Islamabad, Oct. 3 (PTI): Deposed Pakistan Prime Minister Nawaz Sharif has said that he was offered a deal to contest the general elections by President Pervez Musharraf but he turned it down.

In an exclusive interview with the BBC Urdu Service, Sharif, who was ousted in a military coup three years ago, said Musharraf had sent an envoy earlier this year inviting him to return to Pakistan to contest the parliamentary elections under a deal. However, he turned it down. He refused to divulge any details.

The former Premier, who went into exile in Saudi Arabia two years ago, said he would continue his fight against the dictatorship of Musharraf.

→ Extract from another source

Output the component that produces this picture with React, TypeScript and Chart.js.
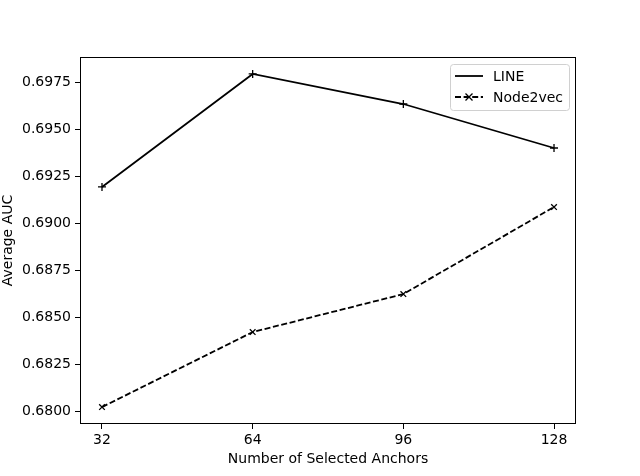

He alleged that Musharraf sent Majid Nizami, a newspaper baron close to the Sharif family, with a specific proposal for political rapprochement.

Appearing defiant and emotional, Sharif said as Prime Minister he had administered the oath of office to Musharraf when he became the army commander. Musharraf had promised to uphold the Constitution and not get involved in politics, he said. “Musharraf had betrayed his oath and the people of Pakistan won’t forget it,” Sharif said and made it clear that he could not even think about a deal with him.

Sharif said he now regretted appointing Musharraf army chief and promoting him over three senior generals.

Sharif branded next week’s general elections in Pakistan as “farcical”, adding that even the EU monitors have declared Musharraf’s actions illegal.

The former Premier, who withdrew his nomination papers to show solidarity with his former rival Benazir Bhutto after the authorities rejected her candidacy, said it was now time for the Pakistan Peoples’ Party and all other democratic people to join hands against dictatorial rule.

Asked if leaving Pakistan in order to escape being jailed was a betrayal of the masses, he said everything was decided by god. When god decided to send them to Saudi Arabia, the family accepted it as a blessing in disguise.

Sharif spoke at length on political and non-political matters but refused to allow his voice to be recorded as he did not want to embarrass his hosts.